- **Task directions**
Up to and including the line with "(0,0) rectangle (514,755);", write out the listing from its first line, minus the pictures.

- **Supplied material**
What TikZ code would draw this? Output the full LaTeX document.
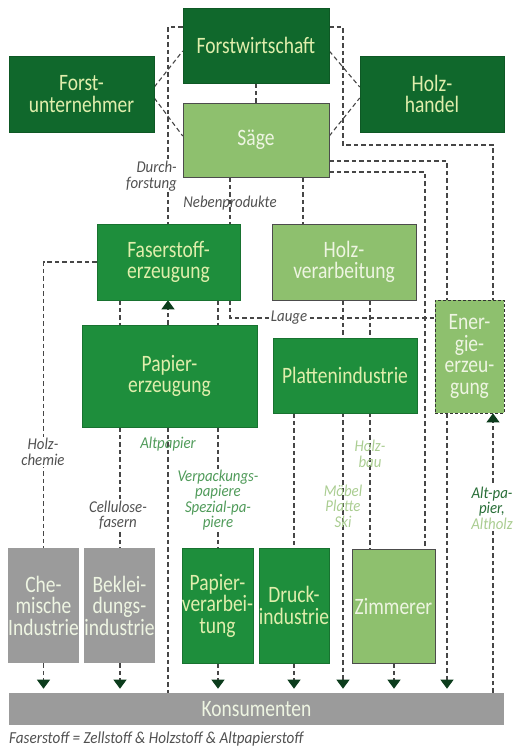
\documentclass[tikz,border=0pt]{standalone}
\usepackage{fontspec}
\setmainfont{Carlito}
\newfontfamily\boxfont{Carlito}[FakeStretch=0.83]
\newfontfamily\lblfont{Carlito}[FakeStretch=0.9]
\usetikzlibrary{arrows.meta}
\pgfdeclarelayer{bg}
\pgfsetlayers{bg,main}
\definecolor{cdark}{RGB}{16,104,44}
\definecolor{cmid}{RGB}{30,142,60}
\definecolor{clight}{RGB}{142,192,110}
\definecolor{cgray}{RGB}{155,155,155}
\definecolor{ctxtd}{RGB}{224,238,172}
\definecolor{ctxtl}{RGB}{238,245,226}
\definecolor{cline}{RGB}{70,70,70}
\definecolor{carrow}{RGB}{12,60,28}
\definecolor{lblgray}{RGB}{80,80,80}
\definecolor{lblgreen}{RGB}{80,155,90}
\definecolor{lbllight}{RGB}{170,205,145}
\definecolor{lbldark}{RGB}{40,110,55}
\begin{document}
\begin{tikzpicture}[x=1pt,y=-1pt,
  bx/.style={rectangle, inner sep=0pt, align=center, font=\boxfont\fontsize{23.5}{21.5}\selectfont, line width=0.6pt},
  dk/.style={bx, fill=cdark, draw=cdark!85!black, text=ctxtd},
  md/.style={bx, fill=cmid, draw=cmid!80!black, text=ctxtd},
  lt/.style={bx, fill=clight, draw=black!70, text=ctxtl},
  en/.style={bx, fill=clight, draw=black!80, dash pattern=on 3pt off 2pt, line width=0.8pt, text=ctxtl},
  gr/.style={bx, fill=cgray, text=ctxtl},
  dl/.style={draw=cline, line width=1.1pt, dash pattern=on 4.5pt off 3pt},
  ar/.style={dl, -{Triangle[width=13pt,length=9pt,color=carrow]}},
  lbl/.style={font=\lblfont\itshape\fontsize{16.5}{15.5}\selectfont, align=center, inner sep=1pt},
  lblw/.style={lbl, fill=white},
  caption/.style={font=\lblfont\itshape\fontsize{16.8}{18}\selectfont, text=lblgray, inner sep=0pt}
]
\useasboundingbox (0,0) rectangle (514,755);

% boxes
\node[dk, minimum width=146pt, minimum height=75pt] (fw) at (256,45.5) {Forstwirtschaft};
\node[dk, minimum width=145pt, minimum height=76pt] (fu) at (81.5,94) {Forst-\\unternehmer};
\node[dk, minimum width=144pt, minimum height=76pt] (hh) at (432,94) {Holz-\\handel};
\node[lt, minimum width=146pt, minimum height=74pt] (saege) at (256,140) {Säge};
\node[md, minimum width=143pt, minimum height=76pt] (faser) at (168.5,262) {Faserstoff-\\erzeugung};
\node[lt, minimum width=144pt, minimum height=76pt] (holzv) at (344,262) {Holz-\\verarbeitung};
\node[md, minimum width=175pt, minimum height=102pt] (papier) at (169.5,376) {Papier-\\erzeugung};
\node[md, minimum width=144pt, minimum height=75pt] (platten) at (345,375.5) {Plattenindustrie};
\node[en, minimum width=69pt, minimum height=113pt] (energie) at (469.5,356.5) {Ener-\\gie-\\erzeu-\\gung};
\node[gr, minimum width=69pt, minimum height=115pt] (chem) at (43.5,605.5) {Che-\\mische\\Industrie};
\node[gr, minimum width=69pt, minimum height=115pt] (bekl) at (119.5,605.5) {Beklei-\\dungs-\\industrie};
\node[md, minimum width=69pt, minimum height=115pt] (pverarb) at (217.5,605.5) {Papier-\\verarbei-\\tung};
\node[md, minimum width=68pt, minimum height=115pt] (druck) at (294,605.5) {Druck-\\industrie};
\node[lt, minimum width=83pt, minimum height=114pt] (zimmer) at (393.5,606) {Zimmerer};
\node[gr, minimum width=495pt, minimum height=32pt] (kons) at (256.5,709) {Konsumenten};
\node[caption, anchor=base west] (cap) at (9,743) {Faserstoff = Zellstoff \& Holzstoff \& Altpapierstoff};

% helper coordinates
\coordinate (X120) at (120,0);
\coordinate (X168) at (168,0);
\coordinate (X218) at (218,0);
\coordinate (X230) at (230,0);
\coordinate (X294) at (294,0);
\coordinate (X303) at (303,0);
\coordinate (X343) at (343,0);
\coordinate (X370) at (370,0);
\coordinate (X394) at (394,0);
\coordinate (X425) at (425,0);
\coordinate (X447) at (447,0);
\coordinate (X493) at (493,0);
\coordinate (Y27) at (0,27);
\coordinate (Y51) at (0,51);
\coordinate (Y87) at (0,87);
\coordinate (Y98) at (0,98);
\coordinate (Y136) at (0,136);
\coordinate (Y161) at (0,161);
\coordinate (Y172) at (0,172);
\coordinate (Y318) at (0,318);
\coordinate (K145) at (343,145);

\begin{pgfonlayer}{bg}
\draw[dl] (fw) -- (saege);
\draw[dl] (fw.west |- Y27) -| (faser.north -| X168);
\draw[dl] (fu.east |- Y87) -- (fw.west |- Y51);
\draw[dl] (fu.east |- Y98) -- (saege.west |- Y136);
\draw[dl] (fw.east |- Y51) -- (hh.west |- Y87);
\draw[dl] (saege.east |- Y136) -- (hh.west |- Y98);
\draw[dl] (fw.east |- Y27) -| (K145) -| (energie.north -| X493);
\draw[dl] (saege.east |- Y161) -| (energie.north -| X447);
\draw[dl] (saege.east |- Y172) -| (zimmer.north -| X425);
\draw[dl] (saege.south -| X230) -- (faser.north -| X230);
\draw[dl] (saege.south -| X303) -- (holzv.north -| X303);
\draw[dl] (faser.west) -| (chem.north);
\draw[dl] (faser.south -| X120) -- (papier.north -| X120);
\draw[dl] (faser.south -| X218) -- (papier.north -| X218);
\draw[dl] (faser.south -| X230) |- (energie.west |- Y318);
\draw[dl] (papier.south -| X120) -- (bekl.north -| X120);
\draw[dl] (papier.south -| X168) -- (kons.north -| X168);
\draw[dl] (papier.south -| X218) -- (pverarb.north -| X218);
\draw[dl] (platten.south -| X294) -- (druck.north -| X294);
\draw[dl] (holzv.south -| X370) -- (zimmer.north -| X370);
\draw[ar] (papier.north -| X168) -- (faser.south -| X168);
\draw[ar, shorten >=4pt] (holzv.south -| X343) -- (kons.north -| X343);
\draw[ar, shorten >=4pt] (chem.south) -- (kons.north -| chem.south);
\draw[ar, shorten >=4pt] (bekl.south -| X120) -- (kons.north -| X120);
\draw[ar, shorten >=4pt] (pverarb.south -| X218) -- (kons.north -| X218);
\draw[ar, shorten >=4pt] (druck.south -| X294) -- (kons.north -| X294);
\draw[ar, shorten >=4pt] (zimmer.south -| X394) -- (kons.north -| X394);
\draw[ar, shorten >=4pt] (energie.south -| X447) -- (kons.north -| X447);
\draw[ar] (kons.north -| X493) -- (energie.south -| X493);
\end{pgfonlayer}

% labels
\node[lblw, text=lblgray, align=right, anchor=east] (l1) at (178,176) {Durch-\\forstung};
\node[lbl, text=lblgray] (l2) at (230,203) {Nebenprodukte};
\node[lblw, text=lblgray] (l3) at (289,318) {Lauge};
\node[lblw, text=lblgray] (l4) at (43,452) {Holz-\\chemie};
\node[lblw, text=lblgray] (l5) at (118,515) {Cellulose-\\fasern};
\node[lbl, text=lblgreen] (l6) at (168,444) {Altpapier};
\node[lblw, text=lblgreen] (l7) at (218,500) {Verpackungs-\\papiere\\Spezial-pa-\\piere};
\node[lbl, text=lbllight] (l8) at (370,454) {Holz-\\bau};
\node[lbl, text=lbllight] (l9) at (343,506) {Möbel\\Platte\\Ski};
\node[lblw, text=lbldark] (l10) at (492,508) {Alt-pa-\\pier,\\\textcolor{lbllight}{Altholz}};
\end{tikzpicture}
\end{document}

- **Solution for this task**
What TikZ code would draw this? Output the full LaTeX document.
\documentclass[tikz,border=0pt]{standalone}
\usepackage{fontspec}
\setmainfont{Carlito}
\newfontfamily\boxfont{Carlito}[FakeStretch=0.83]
\newfontfamily\lblfont{Carlito}[FakeStretch=0.9]
\usetikzlibrary{arrows.meta}
\pgfdeclarelayer{bg}
\pgfsetlayers{bg,main}
\definecolor{cdark}{RGB}{16,104,44}
\definecolor{cmid}{RGB}{30,142,60}
\definecolor{clight}{RGB}{142,192,110}
\definecolor{cgray}{RGB}{155,155,155}
\definecolor{ctxtd}{RGB}{224,238,172}
\definecolor{ctxtl}{RGB}{238,245,226}
\definecolor{cline}{RGB}{70,70,70}
\definecolor{carrow}{RGB}{12,60,28}
\definecolor{lblgray}{RGB}{80,80,80}
\definecolor{lblgreen}{RGB}{80,155,90}
\definecolor{lbllight}{RGB}{170,205,145}
\definecolor{lbldark}{RGB}{40,110,55}
\begin{document}
\begin{tikzpicture}[x=1pt,y=-1pt,
  bx/.style={rectangle, inner sep=0pt, align=center, font=\boxfont\fontsize{23.5}{21.5}\selectfont, line width=0.6pt},
  dk/.style={bx, fill=cdark, draw=cdark!85!black, text=ctxtd},
  md/.style={bx, fill=cmid, draw=cmid!80!black, text=ctxtd},
  lt/.style={bx, fill=clight, draw=black!70, text=ctxtl},
  en/.style={bx, fill=clight, draw=black!80, dash pattern=on 3pt off 2pt, line width=0.8pt, text=ctxtl},
  gr/.style={bx, fill=cgray, text=ctxtl},
  dl/.style={draw=cline, line width=1.1pt, dash pattern=on 4.5pt off 3pt},
  ar/.style={dl, -{Triangle[width=13pt,length=9pt,color=carrow]}},
  lbl/.style={font=\lblfont\itshape\fontsize{16.5}{15.5}\selectfont, align=center, inner sep=1pt},
  lblw/.style={lbl, fill=white},
  caption/.style={font=\lblfont\itshape\fontsize{16.8}{18}\selectfont, text=lblgray, inner sep=0pt}
]
\useasboundingbox (0,0) rectangle (514,755);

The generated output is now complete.